=== INFORMATION SUPPLIED ===
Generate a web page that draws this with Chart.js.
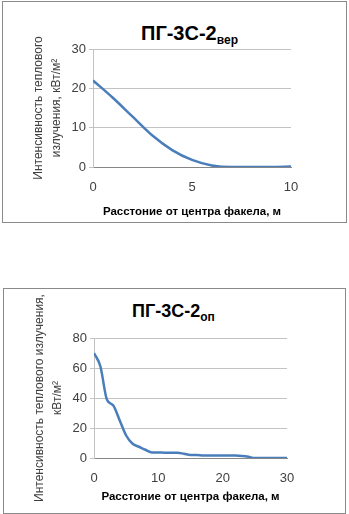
<!DOCTYPE html>
<html>
<head>
<meta charset="utf-8">
<script src="https://cdn.jsdelivr.net/npm/chart.js@4"></script>
<style>
  body{margin:0;background:#fff;width:349px;height:514px;position:relative;overflow:hidden;font-family:"Liberation Sans",Arial,sans-serif}
  .box{position:absolute;border:1px solid #8a8a8a;box-sizing:border-box}
  .ttl{position:absolute;font-weight:bold;color:#000;white-space:nowrap;line-height:1}
  .ttl span{font-size:12px;position:relative;top:4px}
  canvas{position:absolute;left:0}
</style>
</head>
<body>
<div class="box" style="left:2px;top:1px;width:345px;height:222px"></div>
<div class="box" style="left:3px;top:288px;width:343px;height:226px"></div>
<div class="ttl" style="left:141px;top:23px;font-size:20px">ПГ-3С-2<span>вер</span></div>
<div class="ttl" style="left:132px;top:302px;font-size:18px">ПГ-3С-2<span>оп</span></div>
<div style="position:absolute;left:0;top:0;width:349px;height:222px"><canvas id="c1"></canvas></div>
<div style="position:absolute;left:0;top:286px;width:349px;height:228px"><canvas id="c2"></canvas></div>
<script>
// расстояние, м / интенсивность, кВт/м2
const dist1 = [0, 1, 2, 3, 4, 5, 6, 7, 8, 9, 10];
const heat1 = [22, 17.6, 12.8, 8.0, 4.3, 1.8, 0.4, 0, 0, 0, 0.1];
const dist2 = [0,1,2,3,4,5,6,7,8,9,10,11,12,13,14,15,16,17,18,19,20,21,22,23,24,25,26,27,28,29,30];
const heat2 = [70,61,39,35,25,15,9.5,7.5,5.5,3.7,3.7,3.5,3.5,3.5,2.8,2,2,1.7,1.7,1.7,1.7,1.7,1.6,1.3,0.8,0,0,0,0,0,0];
const xTicks1 = [0, 5, 10], yTicks1 = [0, 10, 20, 30];
const xTicks2 = [0, 10, 20, 30], yTicks2 = [0, 20, 40, 60, 80];

const yTitle1 = ['Интенсивность теплового', 'излучения, кВт/м²'];
const yTitle2 = ['Интенсивность теплового излучения,', 'кВт/м²'];
const xTitle = 'Расстоние от центра факела, м';

const FONT = '"Liberation Sans", Arial, sans-serif';

function makeChart(id, xs, ys, xTicks, yTicks, yTitle, g){
  const ctx = document.getElementById(id);
  return new Chart(ctx, {
    type: 'line',
    data: {datasets: [{
      data: xs.map((x, i) => ({x, y: ys[i]})),
      borderColor: '#4a7ebb', borderWidth: 2.5, pointRadius: 0,
      tension: 0.4, cubicInterpolationMode: 'monotone', fill: false
    }]},
    options: {
      responsive: true, maintainAspectRatio: false, animation: false,
      layout: {padding: {left: 0, top: g.top, right: g.right, bottom: 0}},
      plugins: {legend: {display: false}, tooltip: {enabled: false}},
      scales: {
        x: {
          type: 'linear', min: xTicks[0], max: xTicks[xTicks.length-1],
          afterBuildTicks: s => { s.ticks = xTicks.map(v => ({value: v})); },
          afterFit: s => { s.height = g.xh; },
          grid: {display: false, drawTicks: false},
          border: {display: true, color: '#868686', width: 1},
          ticks: {padding: g.xpad, color: '#404040', font: {family: FONT, size: 13}, maxRotation: 0},
          title: {display: true, text: xTitle, color: '#000', padding: {top: 0, bottom: g.xtp},
                  font: {family: FONT, size: 11.5, weight: 'bold', lineHeight: 1.2}}
        },
        y: {
          min: yTicks[0], max: yTicks[yTicks.length-1],
          afterBuildTicks: s => { s.ticks = yTicks.map(v => ({value: v})); },
          afterFit: s => { s.width = g.yw; },
          grid: {color: '#c3c3c3', tickLength: 4, drawTicks: true},
          border: {display: true, color: '#c3c3c3'},
          ticks: {padding: 3, color: '#404040', font: {family: FONT, size: 13}},
          title: {display: true, text: yTitle, color: '#404040', padding: {top: g.ytp, bottom: 0},
                  font: {family: FONT, size: 12, lineHeight: 1.55}}
        }
      }
    }
  });
}

makeChart('c1', dist1, heat1, xTicks1, yTicks1, yTitle1,
  {top: 49, right: 58, xh: 55, xpad: 13, xtp: 3, yw: 93, ytp: 29});
makeChart('c2', dist2, heat2, xTicks2, yTicks2, yTitle2,
  {top: 52, right: 62, xh: 56, xpad: 13, xtp: 10, yw: 94, ytp: 30});
</script>
</body>
</html>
===
• [WHAT YOU WILL DO] Without the pictures, repeat the listing above exactly.

• [FULL ANSWER]
Generate a web page that draws this with Chart.js.
<!DOCTYPE html>
<html>
<head>
<meta charset="utf-8">
<script src="https://cdn.jsdelivr.net/npm/chart.js@4"></script>
<style>
  body{margin:0;background:#fff;width:349px;height:514px;position:relative;overflow:hidden;font-family:"Liberation Sans",Arial,sans-serif}
  .box{position:absolute;border:1px solid #8a8a8a;box-sizing:border-box}
  .ttl{position:absolute;font-weight:bold;color:#000;white-space:nowrap;line-height:1}
  .ttl span{font-size:12px;position:relative;top:4px}
  canvas{position:absolute;left:0}
</style>
</head>
<body>
<div class="box" style="left:2px;top:1px;width:345px;height:222px"></div>
<div class="box" style="left:3px;top:288px;width:343px;height:226px"></div>
<div class="ttl" style="left:141px;top:23px;font-size:20px">ПГ-3С-2<span>вер</span></div>
<div class="ttl" style="left:132px;top:302px;font-size:18px">ПГ-3С-2<span>оп</span></div>
<div style="position:absolute;left:0;top:0;width:349px;height:222px"><canvas id="c1"></canvas></div>
<div style="position:absolute;left:0;top:286px;width:349px;height:228px"><canvas id="c2"></canvas></div>
<script>
// расстояние, м / интенсивность, кВт/м2
const dist1 = [0, 1, 2, 3, 4, 5, 6, 7, 8, 9, 10];
const heat1 = [22, 17.6, 12.8, 8.0, 4.3, 1.8, 0.4, 0, 0, 0, 0.1];
const dist2 = [0,1,2,3,4,5,6,7,8,9,10,11,12,13,14,15,16,17,18,19,20,21,22,23,24,25,26,27,28,29,30];
const heat2 = [70,61,39,35,25,15,9.5,7.5,5.5,3.7,3.7,3.5,3.5,3.5,2.8,2,2,1.7,1.7,1.7,1.7,1.7,1.6,1.3,0.8,0,0,0,0,0,0];
const xTicks1 = [0, 5, 10], yTicks1 = [0, 10, 20, 30];
const xTicks2 = [0, 10, 20, 30], yTicks2 = [0, 20, 40, 60, 80];

const yTitle1 = ['Интенсивность теплового', 'излучения, кВт/м²'];
const yTitle2 = ['Интенсивность теплового излучения,', 'кВт/м²'];
const xTitle = 'Расстоние от центра факела, м';

const FONT = '"Liberation Sans", Arial, sans-serif';

function makeChart(id, xs, ys, xTicks, yTicks, yTitle, g){
  const ctx = document.getElementById(id);
  return new Chart(ctx, {
    type: 'line',
    data: {datasets: [{
      data: xs.map((x, i) => ({x, y: ys[i]})),
      borderColor: '#4a7ebb', borderWidth: 2.5, pointRadius: 0,
      tension: 0.4, cubicInterpolationMode: 'monotone', fill: false
    }]},
    options: {
      responsive: true, maintainAspectRatio: false, animation: false,
      layout: {padding: {left: 0, top: g.top, right: g.right, bottom: 0}},
      plugins: {legend: {display: false}, tooltip: {enabled: false}},
      scales: {
        x: {
          type: 'linear', min: xTicks[0], max: xTicks[xTicks.length-1],
          afterBuildTicks: s => { s.ticks = xTicks.map(v => ({value: v})); },
          afterFit: s => { s.height = g.xh; },
          grid: {display: false, drawTicks: false},
          border: {display: true, color: '#868686', width: 1},
          ticks: {padding: g.xpad, color: '#404040', font: {family: FONT, size: 13}, maxRotation: 0},
          title: {display: true, text: xTitle, color: '#000', padding: {top: 0, bottom: g.xtp},
                  font: {family: FONT, size: 11.5, weight: 'bold', lineHeight: 1.2}}
        },
        y: {
          min: yTicks[0], max: yTicks[yTicks.length-1],
          afterBuildTicks: s => { s.ticks = yTicks.map(v => ({value: v})); },
          afterFit: s => { s.width = g.yw; },
          grid: {color: '#c3c3c3', tickLength: 4, drawTicks: true},
          border: {display: true, color: '#c3c3c3'},
          ticks: {padding: 3, color: '#404040', font: {family: FONT, size: 13}},
          title: {display: true, text: yTitle, color: '#404040', padding: {top: g.ytp, bottom: 0},
                  font: {family: FONT, size: 12, lineHeight: 1.55}}
        }
      }
    }
  });
}

makeChart('c1', dist1, heat1, xTicks1, yTicks1, yTitle1,
  {top: 49, right: 58, xh: 55, xpad: 13, xtp: 3, yw: 93, ytp: 29});
makeChart('c2', dist2, heat2, xTicks2, yTicks2, yTitle2,
  {top: 52, right: 62, xh: 56, xpad: 13, xtp: 10, yw: 94, ytp: 30});
</script>
</body>
</html>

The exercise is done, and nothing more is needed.